### [OBJECTIVE]
Retype the lines beneath this one, from the first through the line containing "from bokeh.resources import INLINE". Pictures are left out.

= = = = =

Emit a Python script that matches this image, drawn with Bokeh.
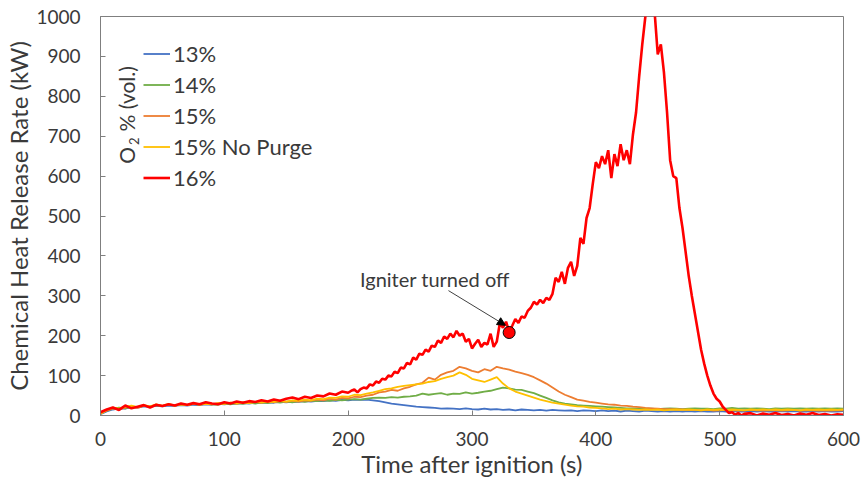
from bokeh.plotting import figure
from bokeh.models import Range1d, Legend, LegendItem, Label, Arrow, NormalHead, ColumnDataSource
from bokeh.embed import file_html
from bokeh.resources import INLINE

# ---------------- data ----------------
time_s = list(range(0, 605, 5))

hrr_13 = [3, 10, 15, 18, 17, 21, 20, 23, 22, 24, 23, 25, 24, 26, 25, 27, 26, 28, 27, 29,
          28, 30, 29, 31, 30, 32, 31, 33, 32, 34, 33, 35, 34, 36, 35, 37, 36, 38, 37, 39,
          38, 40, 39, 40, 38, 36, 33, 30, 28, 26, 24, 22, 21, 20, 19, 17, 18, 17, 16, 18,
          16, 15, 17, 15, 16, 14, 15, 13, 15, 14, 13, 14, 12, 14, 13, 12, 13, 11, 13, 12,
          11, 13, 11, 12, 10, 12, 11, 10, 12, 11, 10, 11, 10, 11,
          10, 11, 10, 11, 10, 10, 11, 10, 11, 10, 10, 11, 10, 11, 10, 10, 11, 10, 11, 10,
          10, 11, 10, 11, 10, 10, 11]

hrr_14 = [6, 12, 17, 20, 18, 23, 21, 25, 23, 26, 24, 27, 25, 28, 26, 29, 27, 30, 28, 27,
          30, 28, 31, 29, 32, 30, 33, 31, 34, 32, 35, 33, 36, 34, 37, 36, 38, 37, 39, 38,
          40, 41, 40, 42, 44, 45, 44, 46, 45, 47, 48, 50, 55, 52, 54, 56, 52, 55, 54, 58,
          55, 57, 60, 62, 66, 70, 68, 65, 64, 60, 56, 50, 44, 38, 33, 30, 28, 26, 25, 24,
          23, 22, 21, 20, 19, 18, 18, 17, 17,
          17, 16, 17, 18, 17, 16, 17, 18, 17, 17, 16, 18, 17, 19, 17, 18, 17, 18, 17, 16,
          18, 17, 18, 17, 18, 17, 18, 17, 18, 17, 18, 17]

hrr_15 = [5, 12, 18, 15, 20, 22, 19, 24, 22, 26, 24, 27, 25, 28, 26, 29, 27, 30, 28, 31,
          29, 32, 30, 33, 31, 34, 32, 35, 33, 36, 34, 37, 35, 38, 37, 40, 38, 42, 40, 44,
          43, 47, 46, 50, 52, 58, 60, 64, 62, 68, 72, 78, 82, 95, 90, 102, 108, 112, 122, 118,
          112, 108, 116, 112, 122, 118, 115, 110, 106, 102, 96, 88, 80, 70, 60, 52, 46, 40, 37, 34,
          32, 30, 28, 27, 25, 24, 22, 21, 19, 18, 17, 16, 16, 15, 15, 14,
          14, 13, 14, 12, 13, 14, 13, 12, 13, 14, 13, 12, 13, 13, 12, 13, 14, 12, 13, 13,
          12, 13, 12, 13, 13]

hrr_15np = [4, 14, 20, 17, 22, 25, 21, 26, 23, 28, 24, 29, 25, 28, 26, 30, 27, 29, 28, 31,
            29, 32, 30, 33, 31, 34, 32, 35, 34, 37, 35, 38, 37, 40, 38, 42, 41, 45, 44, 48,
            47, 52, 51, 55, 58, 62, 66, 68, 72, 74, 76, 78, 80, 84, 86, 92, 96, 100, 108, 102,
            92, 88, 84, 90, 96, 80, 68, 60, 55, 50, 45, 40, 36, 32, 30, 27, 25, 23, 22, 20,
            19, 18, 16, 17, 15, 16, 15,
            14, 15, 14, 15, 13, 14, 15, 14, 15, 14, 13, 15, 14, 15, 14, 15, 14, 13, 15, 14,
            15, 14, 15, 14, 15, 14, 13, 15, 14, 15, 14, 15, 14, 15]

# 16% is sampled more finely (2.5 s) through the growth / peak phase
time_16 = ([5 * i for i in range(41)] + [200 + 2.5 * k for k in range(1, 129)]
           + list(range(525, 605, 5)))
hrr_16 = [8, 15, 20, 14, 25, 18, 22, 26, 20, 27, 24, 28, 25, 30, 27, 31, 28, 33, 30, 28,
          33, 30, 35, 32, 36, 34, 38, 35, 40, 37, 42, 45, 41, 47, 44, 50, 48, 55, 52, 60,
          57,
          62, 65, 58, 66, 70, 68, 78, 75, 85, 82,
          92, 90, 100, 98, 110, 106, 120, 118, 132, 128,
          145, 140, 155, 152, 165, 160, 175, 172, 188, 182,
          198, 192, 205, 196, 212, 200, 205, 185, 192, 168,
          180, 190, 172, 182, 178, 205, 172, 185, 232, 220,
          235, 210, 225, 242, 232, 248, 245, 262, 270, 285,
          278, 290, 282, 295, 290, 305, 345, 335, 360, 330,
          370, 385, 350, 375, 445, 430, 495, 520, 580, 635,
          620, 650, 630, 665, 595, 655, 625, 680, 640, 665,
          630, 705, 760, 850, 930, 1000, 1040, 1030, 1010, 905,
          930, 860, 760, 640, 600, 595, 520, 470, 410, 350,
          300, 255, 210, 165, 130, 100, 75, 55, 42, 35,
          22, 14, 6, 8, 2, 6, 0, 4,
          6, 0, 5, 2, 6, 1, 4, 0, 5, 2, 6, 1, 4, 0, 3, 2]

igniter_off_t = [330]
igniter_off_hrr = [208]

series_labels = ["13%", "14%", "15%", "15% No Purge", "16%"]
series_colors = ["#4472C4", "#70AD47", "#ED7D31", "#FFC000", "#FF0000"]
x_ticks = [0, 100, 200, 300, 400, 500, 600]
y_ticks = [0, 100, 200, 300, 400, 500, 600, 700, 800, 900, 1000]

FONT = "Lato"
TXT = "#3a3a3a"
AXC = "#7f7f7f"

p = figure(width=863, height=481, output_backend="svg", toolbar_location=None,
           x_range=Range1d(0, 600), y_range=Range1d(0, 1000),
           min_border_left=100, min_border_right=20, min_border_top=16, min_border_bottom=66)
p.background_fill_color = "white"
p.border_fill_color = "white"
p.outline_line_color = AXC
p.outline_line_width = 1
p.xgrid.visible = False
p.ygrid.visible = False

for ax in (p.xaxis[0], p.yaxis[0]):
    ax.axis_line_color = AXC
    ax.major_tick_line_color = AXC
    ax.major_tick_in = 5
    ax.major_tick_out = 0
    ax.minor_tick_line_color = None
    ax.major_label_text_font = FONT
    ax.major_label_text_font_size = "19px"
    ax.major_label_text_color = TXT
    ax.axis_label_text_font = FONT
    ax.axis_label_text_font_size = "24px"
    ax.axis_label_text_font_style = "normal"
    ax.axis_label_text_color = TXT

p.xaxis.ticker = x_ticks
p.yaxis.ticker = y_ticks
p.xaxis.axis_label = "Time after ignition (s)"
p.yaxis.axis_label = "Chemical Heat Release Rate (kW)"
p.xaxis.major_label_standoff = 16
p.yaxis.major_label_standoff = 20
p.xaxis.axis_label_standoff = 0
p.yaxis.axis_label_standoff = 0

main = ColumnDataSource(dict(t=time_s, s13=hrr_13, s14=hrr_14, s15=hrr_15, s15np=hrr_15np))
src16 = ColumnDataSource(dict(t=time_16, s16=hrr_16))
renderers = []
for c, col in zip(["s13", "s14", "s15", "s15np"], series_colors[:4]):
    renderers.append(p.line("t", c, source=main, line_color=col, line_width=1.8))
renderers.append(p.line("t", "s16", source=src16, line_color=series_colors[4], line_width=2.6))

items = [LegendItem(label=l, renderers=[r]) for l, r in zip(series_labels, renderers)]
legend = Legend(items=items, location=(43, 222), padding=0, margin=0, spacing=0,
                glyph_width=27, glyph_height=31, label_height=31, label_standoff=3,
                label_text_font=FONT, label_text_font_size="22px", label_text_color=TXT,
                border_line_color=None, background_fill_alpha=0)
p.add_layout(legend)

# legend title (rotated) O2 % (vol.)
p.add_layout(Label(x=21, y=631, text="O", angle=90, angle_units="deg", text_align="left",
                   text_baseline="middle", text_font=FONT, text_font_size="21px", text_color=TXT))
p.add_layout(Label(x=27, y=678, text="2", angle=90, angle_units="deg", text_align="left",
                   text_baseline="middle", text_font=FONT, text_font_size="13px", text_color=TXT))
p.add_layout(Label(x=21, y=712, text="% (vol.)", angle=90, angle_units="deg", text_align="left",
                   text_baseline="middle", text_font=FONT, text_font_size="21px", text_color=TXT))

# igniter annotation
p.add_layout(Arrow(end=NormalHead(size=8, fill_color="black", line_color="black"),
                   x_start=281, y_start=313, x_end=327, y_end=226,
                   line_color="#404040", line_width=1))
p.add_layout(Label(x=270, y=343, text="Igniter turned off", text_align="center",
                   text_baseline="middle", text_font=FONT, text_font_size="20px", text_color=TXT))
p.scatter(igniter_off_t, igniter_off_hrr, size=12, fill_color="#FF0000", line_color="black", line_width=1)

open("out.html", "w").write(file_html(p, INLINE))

= = = = =

### [FULL SOLUTION]
Emit a Python script that matches this image, drawn with Bokeh.
from bokeh.plotting import figure
from bokeh.models import Range1d, Legend, LegendItem, Label, Arrow, NormalHead, ColumnDataSource
from bokeh.embed import file_html
from bokeh.resources import INLINE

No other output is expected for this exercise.